Recently, I started to see another woman, who gave me an existential crisis. She was a young single mother. It got so bad, acting out every day. I never was ‘with’ her, but we would text each other constantly. I would call her, speak with her, text her, and use that as food for a fantasy. I began texting on Shabbos a few months ago, then stopped. She called it off, and we have not seen each other for a few months. I started using the internet more and more but felt like I needed to act out in person again. The internet was never enough for me. I didn’t have time to commit to another ‘relationship’ or affair, so I started looking for other possibilities. It was in looking for those possibilities that I felt like I stumbled on urges which could have led to terrible places. I almost considered leaving my wife and my family. My life almost slipped away.

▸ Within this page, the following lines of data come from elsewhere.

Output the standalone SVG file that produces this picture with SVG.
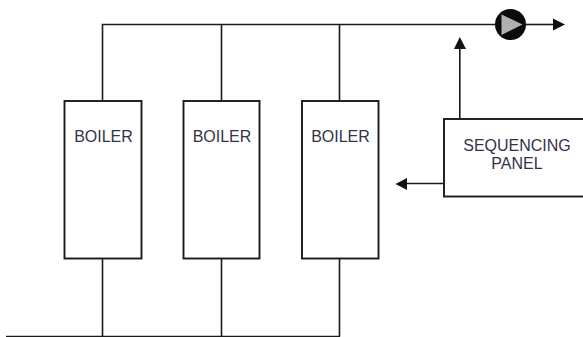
<svg xmlns="http://www.w3.org/2000/svg" width="583" height="337" viewBox="0 0 583 337">
<style>
.l{fill:none;stroke:#1a1a1a;stroke-width:1.6}
.b{fill:#fff;stroke:#1a1a1a;stroke-width:1.9}
.a{fill:#111;stroke:none}
text{font-family:"Liberation Sans",Arial,sans-serif;font-size:16px;fill:#333348;text-anchor:middle}
</style>
<rect width="583" height="337" fill="#fff"/>
<g id="connectors">
<path class="l" d="M102.500 101V24.500H497M221.500 24.500V101M339.500 24.500V101"/>
<path class="l" d="M102.500 258V336.500M221.500 258V336.500M339.500 258V336.500M6 336.500H340"/>
<path class="l" d="M525 24.500H556"/>
<polygon class="a" points="553,18.500 565,24.500 553,30.500"/>
<path class="l" d="M459.800 48V119"/>
<polygon class="a" points="459.800,37 454,49 466,49"/>
<path class="l" d="M443 183.500H405"/>
<polygon class="a" points="395.500,184 407,178 407,190"/>
</g>
<g id="pump">
<circle cx="510.500" cy="24.500" r="15.500" fill="#0a0a0a"/>
<polygon points="501.500,14.500 501.500,35 522.500,24.500" fill="#b0b0b0"/>
</g>
<g id="boiler-1"><rect class="b" x="64.500" y="101" width="77" height="157.500"/><text x="103.500" y="141.500">BOILER</text></g>
<g id="boiler-2"><rect class="b" x="183.500" y="101" width="76" height="157.500"/><text x="222" y="141.500">BOILER</text></g>
<g id="boiler-3"><rect class="b" x="302" y="101" width="76.500" height="157.500"/><text x="340.500" y="141.500">BOILER</text></g>
<g id="sequencing-panel"><rect class="b" x="444" y="119" width="145" height="77.500"/><text x="517" y="151">SEQUENCING</text><text x="517" y="169">PANEL</text></g>
</svg>
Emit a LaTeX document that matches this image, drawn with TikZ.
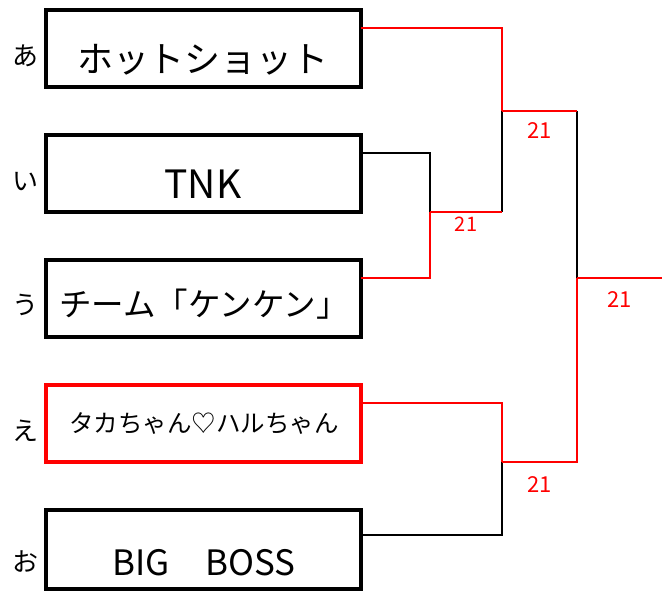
\documentclass[tikz,border=0pt]{standalone}
\usepackage{fontspec}
\setmainfont{Noto Sans CJK JP}
\usepackage{tikz}
\usetikzlibrary{positioning}
\tikzset{team/.style={draw, line width=4pt, minimum width=315pt, minimum height=77pt,
           outer sep=0pt, inner sep=0pt},
         win/.style={draw=red, line width=2.3pt},
         lose/.style={draw=black, line width=2.3pt}}
\tikzstyle{seed}=[inner sep=0pt, font=\fontsize{26}{26}\selectfont]
\tikzstyle{teamname}=[inner sep=0pt]
\tikzstyle{score}=[text=red, inner sep=0pt, font=\fontsize{22}{22}\selectfont]

\begin{document}
\begin{tikzpicture}[x=1pt, y=-1pt]
  \useasboundingbox (0,0) rectangle (670,591);
  % entries
  \node[team] (hot) at (203,48.5) {};
  \node[team, below=48pt of hot] (tnk) {};
  \node[team, below=48pt of tnk] (ken) {};
  \node[team, draw=red, below=48pt of ken] (taka) {};
  \node[team, minimum height=79pt, below=48pt of taka] (big) {};
  \node[teamname, yshift=-11.5pt, font=\fontsize{36}{36}\selectfont] (hot-name) at (hot) {ホットショット};
  \node[teamname, yshift=-11pt, font=\fontsize{39}{39}\selectfont] (tnk-name) at (tnk) {TNK};
  \node[teamname, yshift=-5.5pt, xshift=1pt, font=\fontsize{32.5}{32.5}\selectfont] (ken-name) at (ken) {チーム「ケンケン」};
  \node[teamname, xshift=1pt, font=\fontsize{24.5}{24.5}\selectfont] (taka-name) at (taka) {タカちゃん♡ハルちゃん};
  \node[teamname, yshift=-13.5pt, xshift=1pt, font=\fontsize{35}{35}\selectfont] (big-name) at (big) {BIG　BOSS};
  \node[seed, left=7pt of hot, yshift=-7.5pt] (a) {あ};
  \node[seed, left=7pt of tnk, yshift=-8.5pt] (i) {い};
  \node[seed, left=7pt of ken, yshift=-6.5pt] (u) {う};
  \node[seed, left=7pt of taka, yshift=-7.5pt] (e) {え};
  \node[seed, left=7pt of big, yshift=-12.5pt] (o) {お};
  % joints
  \coordinate (q1) at (430,212);
  \coordinate (q2) at (502,111);
  \coordinate (q3) at (502,462);
  \coordinate (fin) at (577,278);
  \coordinate (champ) at (662,278);
  % first round
  \draw[lose] ([yshift=-18pt]tnk.north east) -| (q1);
  \draw[win] ([yshift=-18pt]ken.north east) -| (q1);
  \draw[lose] (q1 -| q2) -- (q2);
  \draw[win] (q1) -- node[score, yshift=-12pt, font=\fontsize{20}{20}\selectfont] (s1) {21} (q1 -| q2);
  % semi finals
  \draw[win] ([yshift=-18pt]hot.north east) -| (q2);
  \draw[lose] ([yshift=-25pt]big.north east) -| (q3);
  \draw[win] ([yshift=-18pt]taka.north east) -| (q3);
  % final
  \draw[lose] (q2 -| fin) -- (fin);
  \draw[win] (q2) -- node[score, yshift=-20pt] (s2) {21} (q2 -| fin);
  \draw[win] (q3) -- node[score, yshift=-23pt] (s4) {21} (q3 -| fin) -- (fin);
  \draw[win] (fin) -- node[score, yshift=-22pt] (s3) {21} (champ);
\end{tikzpicture}
\end{document}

I don’t know why, I don’t know how, but somehow, around Pesach time, I heard a lecture about freedom from addiction, and this led me to GYE. Freedom, true Chayrus, will hopefully come over time. I’m still raw. I’m a simple Jew from a horrible background that is trying to improve himself. I know I have a lot of inner turmoil. I know I have imperfect middos, and I have to recreate my entire self.
I am powerlessness over lust. Alone, I don’t stand a chance. Hashem is all that can save me. Please Hashem, save me! Please bring me back to you with pure Teshuva. I want to love my wife. I want to improve my marriage. I want to be a better person. A better father. I feel like GYE, getting my lust under control, is the first step. I hope that once I go long enough without slipping up and looking at terrible things, that I can finally see my wife with fresh beauty. The way I saw her when I first went out with her.
I am still on the first step, contemplating it, internalizing it. I am addicted to lust. It turns me into a monster. In this respect, it is unmanageable. The moment I am throwing away eternity for an escape into fantasy land, I am living an unmanageable life. Can it get better? Please, Hashem!